No consigo explicarme cómo las activistas de Just Stop Oil no arrojaron sopa Campbell’s a Los girasoles de Van Gogh (el viernes pasado, en un acto de protesta perfecta y globalmente reproducido en todas nuestras pantallas). No es queja: la sopa de tomate Heinz no está mal y funcionó para llamar la atención sobre su causa, pero de haber elegido Campbell’s, lo que fue una apenas pragmática “acción directa” se habría convertido en una sobresaliente colisión icónica en la historia del arte.
¡Los girasoles de Van Gogh, clásica, poderosa y bella imagen de nuestro tiempo, redecorados por la sopa que Andy Warhol reprodujo en serie, pinchando el canon con su ya legendaria agudeza pop! Una instalación fugaz y metamórfica, con el jugo del jitomate esmaltando los pétalos melancólicos de Vincent… Si bien es cierto que un vidrio protegía el cuadro, su propia materialidad, brillante, deslizante y reflejante, habría sido el soporte idóneo para la iconoclasia performativa de la sopa Campbell’s.
Pero el alimento mismo fue una elección perfecta (y no lentejas, o puré).
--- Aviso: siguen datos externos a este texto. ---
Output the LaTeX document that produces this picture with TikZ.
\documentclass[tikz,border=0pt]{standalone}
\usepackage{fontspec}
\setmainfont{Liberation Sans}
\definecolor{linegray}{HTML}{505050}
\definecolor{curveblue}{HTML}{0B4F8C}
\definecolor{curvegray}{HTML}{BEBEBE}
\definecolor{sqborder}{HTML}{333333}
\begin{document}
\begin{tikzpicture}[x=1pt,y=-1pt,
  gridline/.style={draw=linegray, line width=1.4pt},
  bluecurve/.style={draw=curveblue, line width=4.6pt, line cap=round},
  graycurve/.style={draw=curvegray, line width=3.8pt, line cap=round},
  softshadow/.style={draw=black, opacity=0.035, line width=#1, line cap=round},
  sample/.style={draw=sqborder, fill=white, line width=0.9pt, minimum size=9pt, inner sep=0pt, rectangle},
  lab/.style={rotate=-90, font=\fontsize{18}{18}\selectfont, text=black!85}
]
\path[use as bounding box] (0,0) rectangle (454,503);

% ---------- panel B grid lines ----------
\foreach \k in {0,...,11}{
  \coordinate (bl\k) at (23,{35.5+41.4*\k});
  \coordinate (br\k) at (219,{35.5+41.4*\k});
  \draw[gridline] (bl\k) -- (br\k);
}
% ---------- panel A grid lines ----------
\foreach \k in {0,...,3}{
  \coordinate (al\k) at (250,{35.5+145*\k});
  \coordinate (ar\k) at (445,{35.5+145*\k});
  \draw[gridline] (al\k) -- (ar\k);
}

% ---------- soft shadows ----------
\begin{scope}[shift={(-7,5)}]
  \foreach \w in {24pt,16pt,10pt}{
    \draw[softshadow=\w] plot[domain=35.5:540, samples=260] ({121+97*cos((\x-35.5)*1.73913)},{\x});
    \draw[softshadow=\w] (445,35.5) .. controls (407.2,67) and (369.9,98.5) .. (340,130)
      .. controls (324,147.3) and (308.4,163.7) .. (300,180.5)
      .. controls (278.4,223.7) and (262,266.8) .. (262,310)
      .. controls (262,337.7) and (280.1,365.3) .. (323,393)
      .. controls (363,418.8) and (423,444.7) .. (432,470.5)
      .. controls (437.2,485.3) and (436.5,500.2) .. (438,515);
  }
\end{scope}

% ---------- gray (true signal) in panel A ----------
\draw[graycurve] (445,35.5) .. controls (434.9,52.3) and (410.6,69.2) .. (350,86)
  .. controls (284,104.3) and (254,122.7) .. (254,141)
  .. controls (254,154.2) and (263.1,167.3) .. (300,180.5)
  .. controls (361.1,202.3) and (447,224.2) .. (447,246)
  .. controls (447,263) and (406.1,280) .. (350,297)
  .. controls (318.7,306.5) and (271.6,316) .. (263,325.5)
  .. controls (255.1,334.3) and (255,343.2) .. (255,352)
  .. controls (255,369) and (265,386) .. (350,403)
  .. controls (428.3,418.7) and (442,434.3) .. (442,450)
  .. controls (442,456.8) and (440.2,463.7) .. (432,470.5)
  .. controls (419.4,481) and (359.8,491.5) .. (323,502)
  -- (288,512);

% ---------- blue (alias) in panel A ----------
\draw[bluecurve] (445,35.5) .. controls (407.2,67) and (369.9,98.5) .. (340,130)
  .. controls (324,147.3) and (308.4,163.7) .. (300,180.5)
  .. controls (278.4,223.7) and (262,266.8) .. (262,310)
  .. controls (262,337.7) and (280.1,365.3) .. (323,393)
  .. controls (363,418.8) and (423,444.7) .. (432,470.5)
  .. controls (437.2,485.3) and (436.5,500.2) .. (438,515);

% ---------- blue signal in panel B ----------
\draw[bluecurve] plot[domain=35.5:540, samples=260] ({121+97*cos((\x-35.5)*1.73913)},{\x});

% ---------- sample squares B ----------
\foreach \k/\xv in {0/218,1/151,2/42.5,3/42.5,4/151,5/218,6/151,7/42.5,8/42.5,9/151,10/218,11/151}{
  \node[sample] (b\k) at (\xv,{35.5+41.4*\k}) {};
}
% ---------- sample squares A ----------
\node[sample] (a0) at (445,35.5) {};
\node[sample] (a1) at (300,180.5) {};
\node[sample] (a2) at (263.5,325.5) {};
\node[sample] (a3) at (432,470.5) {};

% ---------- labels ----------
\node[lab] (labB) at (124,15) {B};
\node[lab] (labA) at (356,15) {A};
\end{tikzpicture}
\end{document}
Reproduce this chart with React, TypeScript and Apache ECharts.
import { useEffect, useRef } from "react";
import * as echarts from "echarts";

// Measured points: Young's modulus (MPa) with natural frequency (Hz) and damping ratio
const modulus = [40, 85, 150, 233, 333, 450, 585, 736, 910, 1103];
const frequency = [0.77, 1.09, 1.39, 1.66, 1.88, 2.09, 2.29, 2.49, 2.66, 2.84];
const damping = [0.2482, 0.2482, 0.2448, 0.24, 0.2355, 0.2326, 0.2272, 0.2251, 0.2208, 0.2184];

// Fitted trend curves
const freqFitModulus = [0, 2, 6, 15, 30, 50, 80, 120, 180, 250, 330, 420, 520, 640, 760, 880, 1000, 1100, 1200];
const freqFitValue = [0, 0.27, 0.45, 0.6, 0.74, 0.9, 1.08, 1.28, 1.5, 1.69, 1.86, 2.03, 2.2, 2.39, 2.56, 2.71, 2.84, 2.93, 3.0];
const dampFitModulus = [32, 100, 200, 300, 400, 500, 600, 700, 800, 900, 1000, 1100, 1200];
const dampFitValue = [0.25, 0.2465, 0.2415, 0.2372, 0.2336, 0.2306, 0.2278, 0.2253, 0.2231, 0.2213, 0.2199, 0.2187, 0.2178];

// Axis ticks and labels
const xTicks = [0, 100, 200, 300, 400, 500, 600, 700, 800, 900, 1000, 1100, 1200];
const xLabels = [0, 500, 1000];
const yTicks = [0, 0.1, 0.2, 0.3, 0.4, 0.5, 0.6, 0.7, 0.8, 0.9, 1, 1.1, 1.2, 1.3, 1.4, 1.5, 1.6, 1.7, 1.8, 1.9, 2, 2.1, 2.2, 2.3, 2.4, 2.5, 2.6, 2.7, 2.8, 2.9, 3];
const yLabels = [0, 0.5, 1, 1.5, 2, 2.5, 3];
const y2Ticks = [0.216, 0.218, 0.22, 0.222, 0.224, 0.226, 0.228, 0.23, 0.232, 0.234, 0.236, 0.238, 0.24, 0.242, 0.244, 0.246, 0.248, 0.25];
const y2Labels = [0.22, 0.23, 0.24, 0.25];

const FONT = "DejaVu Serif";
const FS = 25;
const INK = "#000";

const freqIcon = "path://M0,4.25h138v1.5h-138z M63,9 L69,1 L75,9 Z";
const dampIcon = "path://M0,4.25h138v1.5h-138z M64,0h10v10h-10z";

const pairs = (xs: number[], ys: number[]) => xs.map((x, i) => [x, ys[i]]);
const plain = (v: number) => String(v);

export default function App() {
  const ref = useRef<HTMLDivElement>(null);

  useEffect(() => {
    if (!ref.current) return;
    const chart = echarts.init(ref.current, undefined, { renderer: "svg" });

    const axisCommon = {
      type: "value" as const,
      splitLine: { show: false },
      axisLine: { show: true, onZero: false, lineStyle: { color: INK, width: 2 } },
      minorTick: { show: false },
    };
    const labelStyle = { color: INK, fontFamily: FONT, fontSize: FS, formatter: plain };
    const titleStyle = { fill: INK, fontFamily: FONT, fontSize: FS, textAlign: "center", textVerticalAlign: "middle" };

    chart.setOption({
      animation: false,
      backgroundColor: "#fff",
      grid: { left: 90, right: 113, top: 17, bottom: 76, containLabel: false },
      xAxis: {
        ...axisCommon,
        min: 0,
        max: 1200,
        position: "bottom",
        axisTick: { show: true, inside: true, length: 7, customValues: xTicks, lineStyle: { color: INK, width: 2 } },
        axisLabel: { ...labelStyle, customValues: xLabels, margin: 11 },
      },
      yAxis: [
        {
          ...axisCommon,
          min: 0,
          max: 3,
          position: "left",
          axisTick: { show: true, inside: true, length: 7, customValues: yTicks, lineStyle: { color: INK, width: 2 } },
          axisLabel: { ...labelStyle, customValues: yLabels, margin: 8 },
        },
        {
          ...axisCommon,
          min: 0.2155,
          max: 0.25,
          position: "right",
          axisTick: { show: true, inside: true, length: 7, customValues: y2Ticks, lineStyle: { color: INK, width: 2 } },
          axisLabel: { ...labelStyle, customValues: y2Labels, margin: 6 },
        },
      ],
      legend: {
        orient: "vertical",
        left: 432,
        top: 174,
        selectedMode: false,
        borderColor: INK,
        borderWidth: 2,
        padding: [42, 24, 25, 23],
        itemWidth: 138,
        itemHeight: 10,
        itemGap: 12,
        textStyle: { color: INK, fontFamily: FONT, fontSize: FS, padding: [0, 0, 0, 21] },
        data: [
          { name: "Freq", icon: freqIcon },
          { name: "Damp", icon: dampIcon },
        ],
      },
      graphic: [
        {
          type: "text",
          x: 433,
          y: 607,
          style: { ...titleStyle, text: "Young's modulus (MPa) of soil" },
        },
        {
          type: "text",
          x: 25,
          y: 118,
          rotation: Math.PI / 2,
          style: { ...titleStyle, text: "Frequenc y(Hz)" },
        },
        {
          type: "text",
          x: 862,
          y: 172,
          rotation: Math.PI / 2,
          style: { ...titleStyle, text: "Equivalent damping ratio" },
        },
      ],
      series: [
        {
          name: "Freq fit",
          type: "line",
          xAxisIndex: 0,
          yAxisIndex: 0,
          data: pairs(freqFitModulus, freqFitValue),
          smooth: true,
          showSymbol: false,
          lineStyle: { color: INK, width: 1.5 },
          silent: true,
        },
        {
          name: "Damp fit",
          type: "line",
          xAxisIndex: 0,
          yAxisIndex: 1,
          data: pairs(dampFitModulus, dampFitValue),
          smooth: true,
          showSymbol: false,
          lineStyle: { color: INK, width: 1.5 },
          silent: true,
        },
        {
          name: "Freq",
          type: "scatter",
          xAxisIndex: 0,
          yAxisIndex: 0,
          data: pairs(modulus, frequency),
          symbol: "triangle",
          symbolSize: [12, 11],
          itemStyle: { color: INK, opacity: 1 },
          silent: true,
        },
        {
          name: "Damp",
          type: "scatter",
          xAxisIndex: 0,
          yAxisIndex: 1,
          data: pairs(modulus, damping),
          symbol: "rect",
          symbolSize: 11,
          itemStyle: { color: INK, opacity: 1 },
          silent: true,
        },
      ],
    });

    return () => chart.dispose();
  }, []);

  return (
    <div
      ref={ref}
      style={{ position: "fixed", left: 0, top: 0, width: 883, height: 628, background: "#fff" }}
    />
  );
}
Cuando, en marzo de 1883, Van Gogh vio cómo se distribuía sopa en un comedero público de La Haya, de inmediato produjo una serie de bocetos in situ, que posteriormente le servirían para la realización final de su conocido dibujo al carboncillo. Sopa y patatas: comida básica que el artista incorporó en su visión de una vida difícil, pero simultáneamente hermosa. En una de sus odas, Neruda dice “la pobre sopa”, en un hábil giro retórico que atribuye la miseria del hombre a ese particular elemento de la canasta básica. No es, en fin, necesario abundar en ejemplos: sabemos lo que la sopa significa y podemos apreciar, no sin emoción estética, ese preciso momento en que estalla sobre Los girasoles. Es por ello que no es fácil coincidir con el comentarista que se preguntó (y respondió): “¿La punzada de horror, repulsión y rabia que uno siente cuando la sopa golpea? Es el arte interactuando con las partes de tu sistema nervioso que han sido colonizadas por el capital”. Y no es que yo quiera ignorar deliberadamente el factor “capital” en la protesta del museo de Londres: reconozco que es parte crucial de esta pequeña historia, y que el capital es a veces muy malo y que probablemente ha colonizado parte de mi sistema nervioso, pero confieso con toda modestia que mi punzada poética es probablemente más poderosa que mi punzada capitalista, y no pude evitar sentir un recóndito placer cuando el rojo de la humilde sopa manchó pasajeramente el amarillo solar de las flores (pintura cuyo valor, sí, sí, supera los 84 millones de dólares ).
Es icónico ese momento en nuestra imaginación y lo fue en los breves segundos del pasado viernes en que una nueva imagen, una veloz estampa, fue concebida, una obra de arte efímera y sin firma, “girasoles con sopa” ejecutados con rabia e impaciencia, emitiendo un mensaje rebasado por la belleza misma de sus ingredientes, por su gravitación histórica y la evidencia plástica de sus colores. No dura nada: es de inmediato una nota periodística, pero algo hubo y hay que deberíamos retener para la historia de los grandes momentos intangibles. Girasoles con sopa.